🤖 AI Summary
Existing underwater image enhancement methods struggle to disentangle cross-channel interference when leveraging signal-to-noise ratio (SNR) priors to suppress wavelength-dependent attenuation, and simultaneously balance structural enhancement with noise suppression. To address these challenges, this paper proposes a frequency-domain SNR-guided Transformer model. We introduce the SNR prior into the frequency domain for the first time, designing Fourier attention (SNR-aware) and frequency-adaptive gating mechanisms to achieve amplitude-phase decoupling, cross-channel interference separation, and joint optimization of low- and high-frequency components. A U-shaped dual-stream architecture is adopted to improve feature reuse efficiency.

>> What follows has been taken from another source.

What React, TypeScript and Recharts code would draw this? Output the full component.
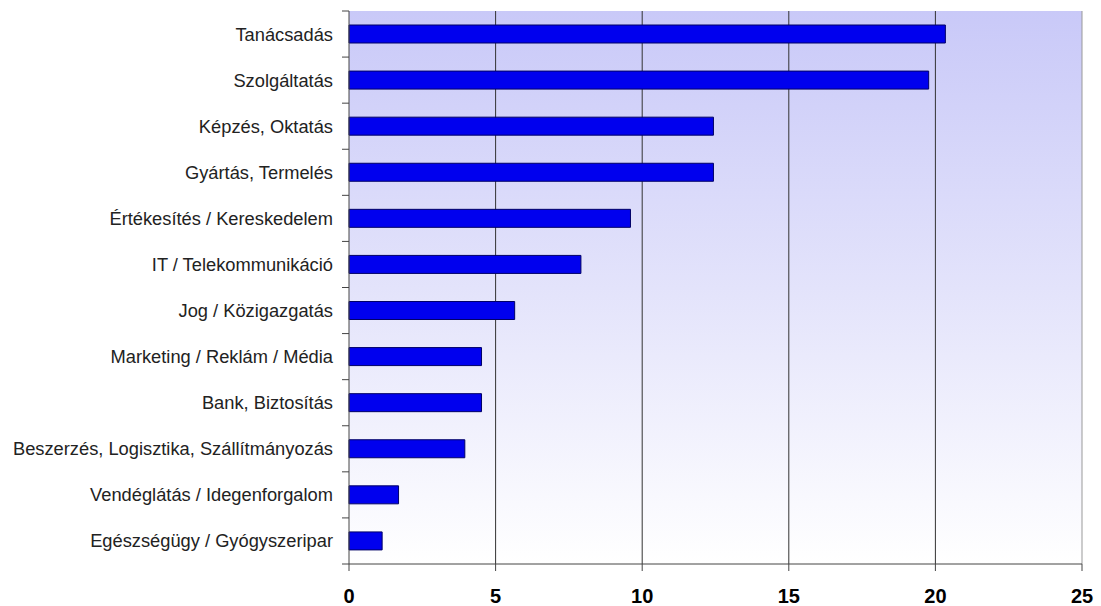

Trained on 4,800 image pairs, our method achieves a 3.1 dB PSNR gain and a 0.08 SSIM improvement over state-of-the-art approaches. It significantly restores color fidelity, texture details, and global contrast. This work establishes an interpretable, frequency-domain-driven paradigm for underwater visual enhancement.
📝 Abstract
Recent learning-based underwater image enhancement (UIE) methods have advanced by incorporating physical priors into deep neural networks, particularly using the signal-to-noise ratio (SNR) prior to reduce wavelength-dependent attenuation. However, spatial domain SNR priors have two limitations: (i) they cannot effectively separate cross-channel interference, and (ii) they provide limited help in amplifying informative structures while suppressing noise. To overcome these, we propose using the SNR prior in the frequency domain, decomposing features into amplitude and phase spectra for better channel modulation. We introduce the Fourier Attention SNR-prior Transformer (FAST), combining spectral interactions with SNR cues to highlight key spectral components. Additionally, the Frequency Adaptive Transformer (FAT) bottleneck merges low- and high-frequency branches using a gated attention mechanism to enhance perceptual quality. Embedded in a unified U-shaped architecture, these modules integrate a conventional RGB stream with an SNR-guided branch, forming SFormer. Trained on 4,800 paired images from UIEB, EUVP, and LSUI, SFormer surpasses recent methods with a 3.1 dB gain in PSNR and 0.08 in SSIM, successfully restoring colors, textures, and contrast in underwater scenes.